In the entries below, find every line with "chart" and copy it.
[start]
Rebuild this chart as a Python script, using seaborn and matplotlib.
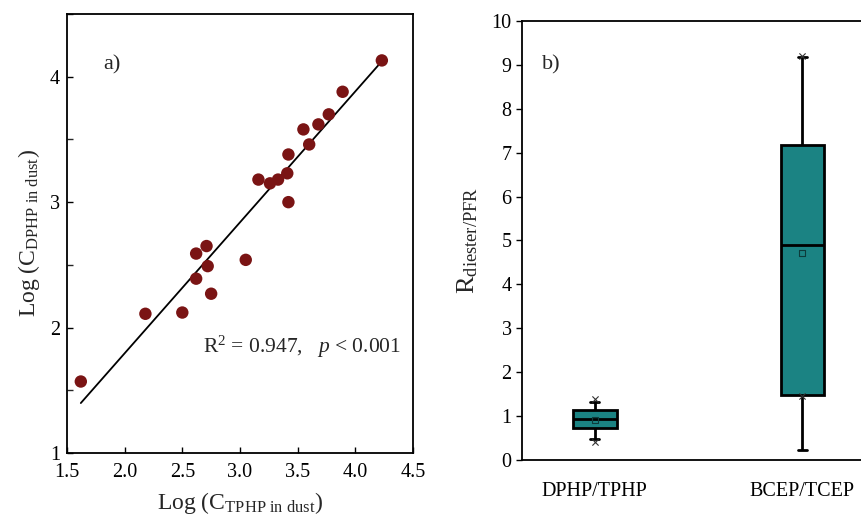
import numpy as np
import pandas as pd
import seaborn as sns
import matplotlib
matplotlib.use('Agg')
import matplotlib.pyplot as plt

# panel a) log concentrations in dust
log_tphp = [1.62, 2.18, 2.50, 2.62, 2.75, 2.72, 2.62, 2.71, 3.05, 3.16, 3.26,
            3.33, 3.41, 3.42, 3.42, 3.55, 3.60, 3.68, 3.77, 3.89, 4.23]
log_dphp = [1.57, 2.11, 2.12, 2.39, 2.27, 2.49, 2.59, 2.65, 2.54, 3.18, 3.15,
            3.18, 3.23, 3.00, 3.38, 3.58, 3.46, 3.62, 3.70, 3.88, 4.13]

# panel b) box summaries (lower whisker, Q1, median, Q3, upper whisker)
pairs = ['DPHP/TPHP', 'BCEP/TCEP']
dphp_tphp = [0.47, 0.74, 0.94, 1.14, 1.33]
bcep_tcep = [0.22, 1.48, 4.90, 7.17, 9.17]
means = [0.92, 4.72]
pct_low = [0.42, 1.45]
pct_high = [1.40, 9.20]

sns.set_theme(style='ticks')
plt.rcParams['font.family'] = ['Liberation Serif', 'DejaVu Serif']
plt.rcParams['mathtext.fontset'] = 'custom'
plt.rcParams['mathtext.rm'] = 'Liberation Serif'
plt.rcParams['mathtext.it'] = 'Liberation Serif:italic'

fig = plt.figure(figsize=(8.62, 5.21), dpi=100)
ax1 = fig.add_axes([0.0777, 0.1305, 0.4014, 0.8426])
ax2 = fig.add_axes([0.6056, 0.1171, 0.4095, 0.8426])

# scatter + linear fit
sns.regplot(x=log_tphp, y=log_dphp, ax=ax1, ci=None, scatter=False,
            line_kws={'color': 'black', 'lw': 1.3})
sns.scatterplot(x=log_tphp, y=log_dphp, ax=ax1, s=80, color='#7a1414',
                edgecolor='none', zorder=3)
ax1.set_xlim(1.5, 4.5)
ax1.set_ylim(1, 4.5)
ax1.set_xticks(np.arange(1.5, 4.51, 0.5))
ax1.set_yticks([1, 2, 3, 4])
ax1.set_yticks(np.arange(1.5, 4.51, 1.0), minor=True)
ax1.tick_params(direction='in', length=4, width=1, labelsize=14.5, colors='black')
ax1.tick_params(axis='y', pad=5)
ax1.tick_params(axis='x', pad=7)
ax1.tick_params(which='minor', direction='in', length=4, width=1)
ax1.set_xlabel(r'Log (C$_{\mathrm{TPHP\ in\ dust}}$)', fontsize=17, labelpad=6)
ax1.set_ylabel(r'Log (C$_{\mathrm{DPHP\ in\ dust}}$)', fontsize=17, labelpad=6)
ax1.text(0.104, 0.884, 'a)', transform=ax1.transAxes, fontsize=16, va='center')
ax1.text(0.393, 0.241, r'R$^2$ = 0.947,   $p$ < 0.001', transform=ax1.transAxes,
         fontsize=15.5, va='center')
for sp in ax1.spines.values():
    sp.set_linewidth(1.3)
    sp.set_color('black')

# box plot from the summary values
df = pd.DataFrame({'pair': [pairs[0]] * 5 + [pairs[1]] * 5,
                   'ratio': dphp_tphp + bcep_tcep})
sns.boxplot(data=df, x='pair', y='ratio', ax=ax2, whis=(0, 100), width=0.21,
            color='#1b8383', linecolor='black', linewidth=2, fliersize=0,
            saturation=1, capwidths=0.045)
ax2.scatter(range(len(pairs)), means, marker='s', s=18, facecolor='none',
            edgecolor='#0d3b3b', linewidth=0.8, zorder=5)
ax2.scatter(range(len(pairs)), pct_low, marker='x', s=20, color='#333333',
            linewidth=0.8, zorder=5)
ax2.scatter(range(len(pairs)), pct_high, marker='x', s=20, color='#333333',
            linewidth=0.8, zorder=5)
ax2.set_xlim(-0.35, 1.35)
ax2.set_ylim(0, 10)
ax2.set_yticks(range(0, 11))
ax2.tick_params(axis='y', direction='out', length=4, width=1, labelsize=14.5,
                colors='black')
ax2.tick_params(axis='x', length=0, labelsize=14.5, pad=16, colors='black')
ax2.set_xlabel('')
ax2.set_ylabel(r'R$_{\mathrm{diester/PFR}}$', fontsize=19, labelpad=8)
ax2.text(0.057, 0.9, 'b)', transform=ax2.transAxes, fontsize=16, va='center')
for sp in ax2.spines.values():
    sp.set_linewidth(1.3)
    sp.set_color('black')

fig.savefig('out.png', dpi=100)
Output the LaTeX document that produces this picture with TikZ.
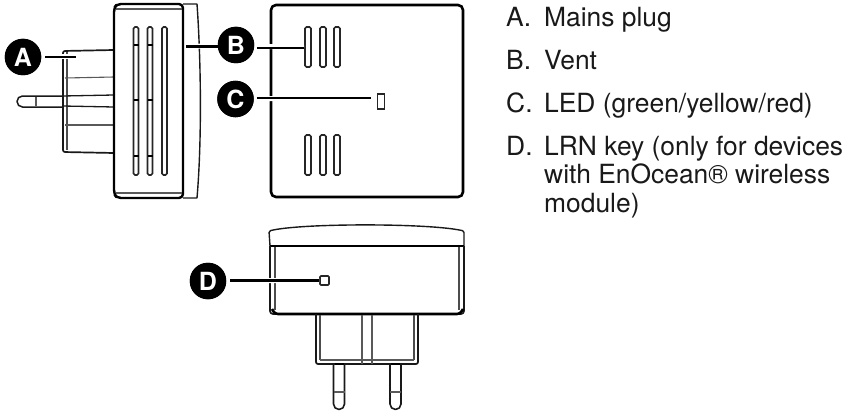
\documentclass[tikz,border=0pt]{standalone}
\usepackage{fontspec}
\setmainfont{TeX Gyre Heros}
\tikzset{
  dev/.style={draw=black!90,line width=1.7pt,line join=round},
  thick2/.style={draw=black,line width=2.4pt,line join=round},
  fine/.style={draw=black!65,line width=1.1pt},
  badge/.style={circle,fill=black,text=white,minimum size=36.5pt,inner sep=0pt,font=\fontsize{25}{25}\selectfont\bfseries},
  leader/.style={draw=black,line width=2.1pt},
  halo/.style={draw=white,line width=5pt},
  item/.style={anchor=base west,inner sep=0pt,font=\fontsize{26.4}{28}\selectfont,text=black!90},
  slot/.style={draw=black!85,line width=1.6pt,fill=white,rounded corners=1.6pt},
}
\begin{document}
\begin{tikzpicture}[x=1pt,y=-1pt]
\useasboundingbox (0,0) rectangle (854,412);
% left device: plug
\draw[dev,rounded corners=2pt] (114,50) -- (63,51) -- (63,152) -- (114,153);
\draw[fine,black!70] (67,52) -- (67,150);
\draw[fine] (65,78) -- (114,77);
\draw[fine] (65,125) -- (114,125);
\draw[dev,line width=1.5pt] (63,96) -- (22.5,96) arc[start angle=270,end angle=90,radius=5.5] -- (63,107);
\draw[dev,line width=1.3pt] (63,96) -- (114,95);
\draw[dev,line width=1.3pt] (63,106) -- (114,107);
\draw[fine] (36,97) -- (36,106);
% left device: cap
\draw[dev,line width=1.4pt] (183,4) -- (197,4) .. controls (201,60) and (202,140) .. (197,198) -- (183,198);
% left device: body
\draw[thick2,rounded corners=4pt] (183,4) -- (117,4) -- (114,8) -- (114,194) -- (117,198) -- (183,198) -- cycle;
\draw[fine] (116,9) -- (182,9);
\draw[fine] (116,193) -- (182,193);
\foreach \x in {133.5,147.5,162} \draw[slot] (\x,27) rectangle (\x+5,175);
\foreach \x in {133.5,147.5} \foreach \y in {45,100,156} \draw[fine,black] (\x,\y) -- (\x+5,\y);
% right device
\draw[thick2,line width=2.6pt,rounded corners=5pt] (271,5) rectangle (463,197);
\foreach \x in {305,320,334} {
  \draw[slot] (\x,27) rectangle (\x+6,67);
  \draw[slot] (\x,135) rectangle (\x+6,175);
}
\node[draw=black!85,line width=1.6pt,fill=white,minimum width=7pt,minimum height=14.5pt,inner sep=0pt] (led) at (381,101.5) {};
% bottom device
\draw[dev,line width=1.4pt,rounded corners=1.5pt] (270,246) -- (269,231) .. controls (300,223) and (430,223) .. (464,231) -- (464,246);
\draw[thick2,line width=2.6pt] (270,246) -- (464,246);
\draw[dev,rounded corners=3pt] (270,246) -- (270,314) -- (464,314) -- (464,246);
\draw[thick2,line width=2.6pt,rounded corners=3pt] (272,309) -- (275,314) -- (460,314) -- (463,309);
\draw[fine,black!70] (275,247) -- (275,310);
\draw[fine,black!70] (459,247) -- (459,310);
\draw[dev,rounded corners=2pt] (316,314) -- (316,364) -- (418,364) -- (418,314);
\draw[fine,black!70] (320,315) -- (320,360);
\draw[fine,black!70] (414,315) -- (414,360);
\draw[fine] (320,360) -- (414,360);
\draw[fine] (362,315) -- (362,364);
\draw[fine] (372,315) -- (372,364);
\foreach \x in {333.5,390} {
  \draw[dev,line width=1.6pt] (\x,364) -- (\x,404) arc[start angle=180,end angle=0,radius=5.5] -- (\x+11,364);
  \draw[fine] (\x,392) -- (\x+11,392);
  \draw[fine,black] (\x+1,364) -- (\x+10,364);
}
\node[draw=black!85,line width=1.6pt,fill=white,minimum width=9pt,minimum height=9pt,inner sep=0pt,rounded corners=1pt] (lrn) at (324.5,280.5) {};
% badges
\node[badge] (a) at (23,57) {A};
\node[badge] (b) at (236,45) {B};
\node[badge] (c) at (235.5,99) {C};
\node[badge] (d) at (208,281) {D};
\coordinate (atip) at (76,57);
\coordinate (bl) at (186,46.5);
\coordinate (br) at (304,48);
\coordinate (ctip) at (371,98);
% leaders
\draw[halo] (48,57) -- (atip);
\draw[halo] (bl) -- (b);
\draw[halo] (b) -- (br);
\draw[halo] (c) -- (ctip);
\draw[halo] (d) -- (lrn);
\node[badge] at (a) {A};
\node[badge] at (b) {B};
\node[badge] at (c) {C};
\node[badge] at (d) {D};
\draw[leader] (a.east |- atip) ++(4,0) -- (atip);
\draw[leader] (bl) -- (b.west |- bl);
\draw[leader] (b.east |- br) ++(3,0) -- (br);
\draw[leader] (c.east |- ctip) ++(3,0) -- (ctip);
\draw[leader] (d.east |- lrn.west) ++(4,0) -- (lrn.west);
% text
\node[item] (t1) at (506,27) {A.};
\node[item] (t1b) at (544,27) {Mains plug};
\node[item] (t2) at (506,70) {B.};
\node[item] (t2b) at (544,70) {Vent};
\node[item] (t3) at (506,112) {C.};
\node[item] (t3b) at (544,112) {LED (green/yellow/red)};
\node[item] (t4) at (506,155) {D.};
\node[item] (t4b) at (544,155) {LRN key (only for devices};
\node[item] (t5) at (544,183) {with EnOcean® wireless};
\node[item] (t6) at (544,212) {module)};
\end{tikzpicture}
\end{document}
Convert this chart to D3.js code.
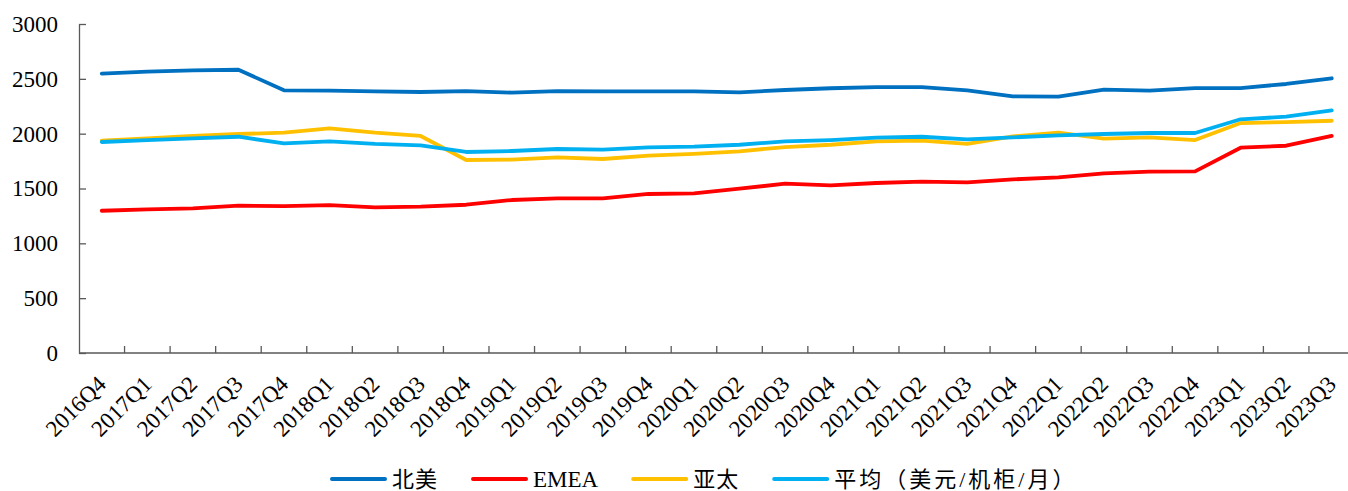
<!DOCTYPE html>
<html>
<head>
<meta charset="utf-8">
<script src="https://cdn.jsdelivr.net/npm/d3@7"></script>
<style>
  html, body { margin: 0; padding: 0; background: #fff; }
  svg { display: block; }
  .serif { font-family: "Liberation Serif", "Times New Roman", serif; }
  .legend-text { font-family: "Liberation Serif", "Noto Sans CJK SC", serif; }
</style>
</head>
<body>
<svg id="chart" width="1348" height="491"></svg>
<script>
// Quarterly rack rental prices by region (USD per rack per month)
const quarters = [
  "2016Q4",
  "2017Q1", "2017Q2", "2017Q3", "2017Q4",
  "2018Q1", "2018Q2", "2018Q3", "2018Q4",
  "2019Q1", "2019Q2", "2019Q3", "2019Q4",
  "2020Q1", "2020Q2", "2020Q3", "2020Q4",
  "2021Q1", "2021Q2", "2021Q3", "2021Q4",
  "2022Q1", "2022Q2", "2022Q3", "2022Q4",
  "2023Q1", "2023Q2", "2023Q3"
];

const northAmerica = [2547, 2565, 2578, 2583, 2395, 2392, 2386, 2380, 2388, 2374, 2388, 2386, 2386, 2386,
                      2377, 2398, 2414, 2425, 2425, 2395, 2340, 2337, 2401, 2392, 2416, 2416, 2453, 2505];
const emea = [1297, 1310, 1319, 1343, 1340, 1349, 1328, 1334, 1352, 1395, 1410, 1410, 1450, 1456,
              1498, 1544, 1529, 1550, 1562, 1556, 1583, 1602, 1638, 1653, 1656, 1872, 1890, 1979];
const asiaPacific = [1936, 1957, 1979, 1997, 2009, 2049, 2009, 1979, 1760, 1763, 1784, 1769, 1799, 1815,
                     1839, 1878, 1899, 1930, 1936, 1906, 1975, 2009, 1954, 1966, 1942, 2097, 2106, 2118];
const average = [1924, 1942, 1957, 1972, 1912, 1930, 1906, 1894, 1833, 1842, 1860, 1854, 1875, 1881,
                 1899, 1930, 1942, 1963, 1972, 1948, 1966, 1985, 1997, 2006, 2006, 2131, 2155, 2213];

const yTicks = [0, 500, 1000, 1500, 2000, 2500, 3000];

const seriesNames = ["北美", "EMEA", "亚太", "平均（美元/机柜/月）"];
const seriesColors = ["#0070C0", "#FF0000", "#FFC000", "#00B0F0"];
const seriesValues = [northAmerica, emea, asiaPacific, average];

(function draw() {
  const svg = d3.select("#chart");
  const axisColor = "#595959";

  const plotLeft = 79, plotRight = 1354.5, plotTop = 24, plotBottom = 353;

  const x = d3.scaleBand().domain(quarters).range([plotLeft, plotRight]).padding(0);
  const y = d3.scaleLinear().domain([0, 3000]).range([plotBottom, plotTop]);

  // Y axis: ticks point into the plot area
  const yAxis = svg.append("g")
    .attr("transform", `translate(${plotLeft},0)`)
    .call(d3.axisLeft(y).tickValues(yTicks).tickFormat(d3.format("d"))
      .tickSizeInner(-7).tickSizeOuter(0).tickPadding(21));
  yAxis.attr("font-family", null).attr("font-size", null);
  yAxis.select(".domain").attr("stroke", axisColor).attr("stroke-width", 1.3);
  yAxis.selectAll(".tick line").attr("stroke", axisColor).attr("stroke-width", 1.3);
  yAxis.selectAll(".tick text")
    .attr("class", "serif")
    .attr("x", -21)
    .attr("fill", "#000")
    .attr("font-size", 23);

  // X axis: tick marks sit on the category boundaries, pointing up
  const xAxis = svg.append("g").attr("transform", `translate(0,${plotBottom})`);
  xAxis.append("line")
    .attr("x1", plotLeft).attr("x2", plotRight)
    .attr("stroke", axisColor).attr("stroke-width", 1.3);
  const boundaries = quarters.map(q => x(q) + x.bandwidth());
  xAxis.selectAll("line.tick")
    .data(boundaries)
    .join("line")
    .attr("class", "tick")
    .attr("x1", d => d).attr("x2", d => d)
    .attr("y1", 0).attr("y2", -7)
    .attr("stroke", axisColor).attr("stroke-width", 1.3);

  xAxis.selectAll("text.label")
    .data(quarters)
    .join("text")
    .attr("class", "label serif")
    .attr("transform", d => `translate(${x(d) + x.bandwidth() / 2},27) rotate(-45)`)
    .attr("text-anchor", "end")
    .attr("dy", "0.35em")
    .attr("fill", "#000")
    .attr("font-size", 23)
    .text(d => d);

  // Series lines
  const line = d3.line()
    .x((d, i) => x(quarters[i]) + x.bandwidth() / 2)
    .y(d => y(d));

  svg.append("g")
    .selectAll("path")
    .data(seriesValues)
    .join("path")
    .attr("d", d => line(d))
    .attr("fill", "none")
    .attr("stroke", (d, i) => seriesColors[i])
    .attr("stroke-width", 3.8)
    .attr("stroke-linejoin", "round")
    .attr("stroke-linecap", "round");

  // Legend along the bottom
  const legend = svg.append("g").attr("transform", "translate(0,479)");
  const letterGaps = [1, 0, 1, 3];
  let cursor = 332;
  seriesNames.forEach((name, i) => {
    legend.append("line")
      .attr("x1", cursor).attr("x2", cursor + 53)
      .attr("y1", 0).attr("y2", 0)
      .attr("stroke", seriesColors[i])
      .attr("stroke-width", 4)
      .attr("stroke-linecap", "round");
    const t = legend.append("text")
      .attr("class", "legend-text")
      .attr("x", cursor + 60)
      .attr("dy", "0.35em")
      .attr("fill", "#000")
      .attr("font-size", i === 1 ? 23 : 22)
      .attr("letter-spacing", letterGaps[i])
      .text(name);
    const w = t.node().getComputedTextLength();
    cursor += 60 + w + 35;
  });
})();
</script>
</body>
</html>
[end]
## RESPONSE
Rebuild this chart as a Python script, using seaborn and matplotlib.
Convert this chart to D3.js code.
<svg id="chart" width="1348" height="491"></svg>
  const svg = d3.select("#chart");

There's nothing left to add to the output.